### DATA SEGMENT
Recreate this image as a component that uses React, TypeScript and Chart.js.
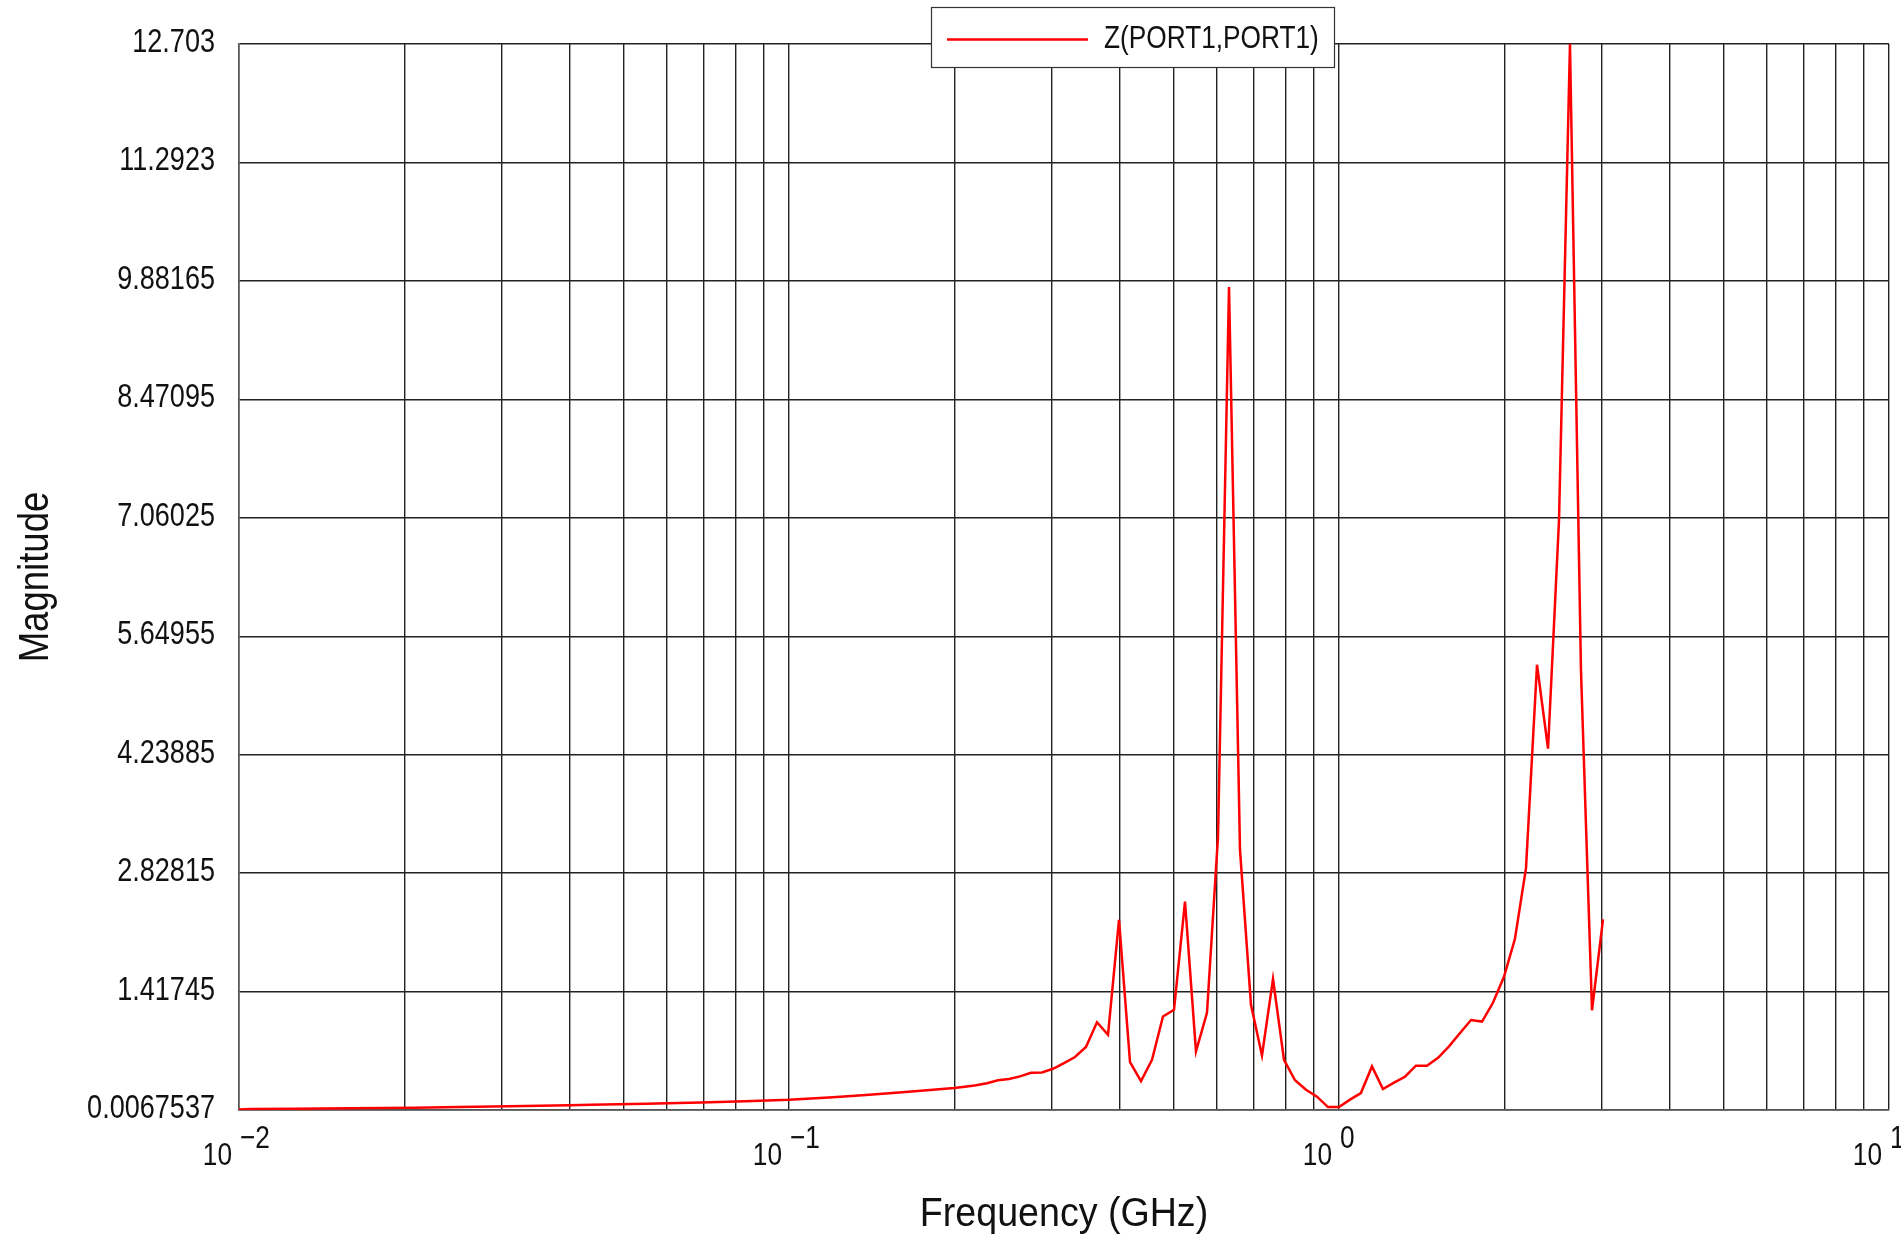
import React, { useEffect, useRef } from "react";
import { Chart, registerables } from "chart.js";

Chart.register(...registerables);

// ---- data ----
const frequencyGHz = [
  0.01, 0.01047, 0.01259, 0.01585, 0.02089, 0.02512, 0.03311, 0.03981, 0.04365, 0.05495,
  0.06918, 0.08318, 0.1, 0.1202, 0.138, 0.1585, 0.1738,
  0.1995, 0.2089, 0.2188, 0.2291, 0.2399, 0.2512, 0.263, 0.2754, 0.2884, 0.302,
  0.3162, 0.3311, 0.3467, 0.3631, 0.3802, 0.3981, 0.4169, 0.4365, 0.4571, 0.4786,
  0.5012, 0.5248, 0.5495, 0.5754, 0.6026, 0.631, 0.6607, 0.6918, 0.7244, 0.7586,
  0.7943, 0.8318, 0.871, 0.912, 0.955, 1.0, 1.047, 1.096, 1.148, 1.202,
  1.259, 1.318, 1.38, 1.445, 1.514, 1.585, 1.66, 1.738, 1.82, 1.905,
  1.995, 2.089, 2.188, 2.291, 2.399, 2.512, 2.63, 2.754, 2.884, 3.02,
];

const magnitude = [
  0.012, 0.019, 0.022, 0.027, 0.035, 0.041, 0.055, 0.064, 0.07, 0.082,
  0.097, 0.112, 0.129, 0.158, 0.185, 0.215, 0.235,
  0.269, 0.284, 0.302, 0.326, 0.361, 0.376, 0.407, 0.451, 0.454, 0.498,
  0.566, 0.638, 0.757, 1.052, 0.903, 2.272, 0.576, 0.35, 0.605, 1.12,
  1.2, 2.49, 0.704, 1.165, 3.265, 9.81, 3.105, 1.26, 0.657, 1.566,
  0.605, 0.361, 0.248, 0.165, 0.042, 0.042, 0.13, 0.209, 0.526, 0.257,
  0.332, 0.403, 0.534, 0.534, 0.629, 0.764, 0.923, 1.078, 1.06, 1.284,
  1.594, 2.046, 2.89, 5.31, 4.31, 7.03, 12.703, 5.24, 1.195, 2.278,
];

const seriesLabel = "Z(PORT1,PORT1)";
const xTitle = "Frequency (GHz)";
const yTitle = "Magnitude";

const yTickValues = [
  0.0067537, 1.41745, 2.82815, 4.23885, 5.64955, 7.06025, 8.47095, 9.88165, 11.2923, 12.703,
];
const yTickLabels = [
  "0.0067537", "1.41745", "2.82815", "4.23885", "5.64955", "7.06025", "8.47095", "9.88165", "11.2923", "12.703",
];

const xMin = 0.01;
const xMax = 10;
const xDecadeValues = [0.01, 0.1, 1, 10];
const xDecadeBase = ["10", "10", "10", "10"];
const xDecadeExponent = ["\u22122", "\u22121", "0", "1"];
const xGridMultipliers = [1, 2, 3, 4, 5, 6, 7, 8, 9];

const FONT = "'Liberation Sans', Arial, sans-serif";

function xGridValues(): number[] {
  const out: number[] = [];
  for (let d = 0; d < xDecadeValues.length; d++) {
    const dec = xDecadeValues[d];
    if (d === xDecadeValues.length - 1) {
      out.push(dec);
    } else {
      for (const m of xGridMultipliers) out.push(dec * m);
    }
  }
  return out;
}

function narrowText(
  ctx: CanvasRenderingContext2D,
  text: string,
  x: number,
  y: number,
  size: number,
  sx: number,
  align: CanvasTextAlign,
  rotate = 0
) {
  ctx.save();
  ctx.translate(x, y);
  if (rotate) ctx.rotate(rotate);
  ctx.scale(sx, 1);
  ctx.font = `${size}px ${FONT}`;
  ctx.textAlign = align;
  ctx.textBaseline = "alphabetic";
  ctx.fillStyle = "#111";
  ctx.fillText(text, 0, 0);
  ctx.restore();
}

const overlayPlugin = {
  id: "overlay",
  afterDraw(chart: any) {
    const ctx = chart.ctx as CanvasRenderingContext2D;
    const xs = chart.scales.x;
    const ys = chart.scales.y;
    const area = chart.chartArea;

    // y tick labels
    for (let i = 0; i < yTickValues.length; i++) {
      const py = ys.getPixelForValue(yTickValues[i]);
      narrowText(ctx, yTickLabels[i], area.left - 24, py + 8, 33, 0.82, "right");
    }

    // x decade labels: "10" with raised exponent
    for (let i = 0; i < xDecadeValues.length; i++) {
      const px = xs.getPixelForValue(xDecadeValues[i]);
      narrowText(ctx, xDecadeBase[i], px - 7, area.bottom + 55, 32, 0.82, "right");
      narrowText(ctx, xDecadeExponent[i], px + 1, area.bottom + 38, 32, 0.82, "left");
    }

    // axis titles
    narrowText(ctx, xTitle, (area.left + area.right) / 2, 1226, 40, 0.94, "center");
    narrowText(ctx, yTitle, 48, (area.top + area.bottom) / 2, 42, 0.87, "center", -Math.PI / 2);

    // legend box
    const ds = chart.data.datasets[0];
    const bx = 931.5, by = 7.5, bw = 403, bh = 60;
    ctx.save();
    ctx.fillStyle = "#fff";
    ctx.fillRect(bx, by, bw, bh);
    ctx.strokeStyle = "#333";
    ctx.lineWidth = 1.2;
    ctx.strokeRect(bx, by, bw, bh);
    ctx.strokeStyle = ds.borderColor;
    ctx.lineWidth = 2.5;
    ctx.beginPath();
    ctx.moveTo(947, 39.5);
    ctx.lineTo(1088, 39.5);
    ctx.stroke();
    ctx.restore();
    narrowText(ctx, ds.label, 1104, 48, 32, 0.82, "left");
  },
};

export default function App() {
  const canvasRef = useRef<HTMLCanvasElement | null>(null);

  useEffect(() => {
    if (!canvasRef.current) return;
    const points = frequencyGHz.map((f, i) => ({ x: f, y: magnitude[i] }));
    const gridColor = "#222";
    const chart = new Chart(canvasRef.current, {
      type: "line",
      data: {
        datasets: [
          {
            label: seriesLabel,
            data: points,
            borderColor: "#ff0000",
            backgroundColor: "#ff0000",
            borderWidth: 2.5,
            pointRadius: 0,
            tension: 0,
            fill: false,
          },
        ],
      },
      options: {
        animation: false,
        responsive: true,
        maintainAspectRatio: false,
        layout: { padding: { top: 44, right: 12, left: 0, bottom: 0 } },
        plugins: {
          legend: { display: false },
          tooltip: { enabled: false },
          title: { display: false },
        },
        scales: {
          x: {
            type: "logarithmic",
            min: xMin,
            max: xMax,
            afterBuildTicks: (s: any) => {
              s.ticks = xGridValues().map((v) => ({ value: v }));
            },
            afterFit: (s: any) => {
              s.height = 129;
            },
            ticks: { display: false, autoSkip: false },
            grid: { color: gridColor, lineWidth: 1.4, drawTicks: false },
            border: { display: true, color: "#555", width: 1.5 },
            title: { display: false, text: xTitle },
          },
          y: {
            type: "linear",
            min: yTickValues[0],
            max: yTickValues[yTickValues.length - 1],
            afterBuildTicks: (s: any) => {
              s.ticks = yTickValues.map((v) => ({ value: v }));
            },
            afterFit: (s: any) => {
              s.width = 239;
            },
            ticks: { display: false, autoSkip: false },
            grid: { color: gridColor, lineWidth: 1.4, drawTicks: false },
            border: { display: true, color: "#555", width: 1.5 },
            title: { display: false, text: yTitle },
          },
        },
      },
      plugins: [overlayPlugin],
    });
    return () => chart.destroy();
  }, []);

  return (
    <div
      style={{
        position: "fixed",
        left: 0,
        top: 0,
        width: "1901px",
        height: "1239px",
        background: "#fff",
      }}
    >
      <canvas ref={canvasRef} />
    </div>
  );
}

### INSTRUCTIONS TO FOLLOW
Leave out the pictures, then repeat the listing above exactly from its first line to the line with "Chart.register(...registerables);", inclusive.

### WRITTEN ANSWER
Recreate this image as a component that uses React, TypeScript and Chart.js.
import React, { useEffect, useRef } from "react";
import { Chart, registerables } from "chart.js";

Chart.register(...registerables);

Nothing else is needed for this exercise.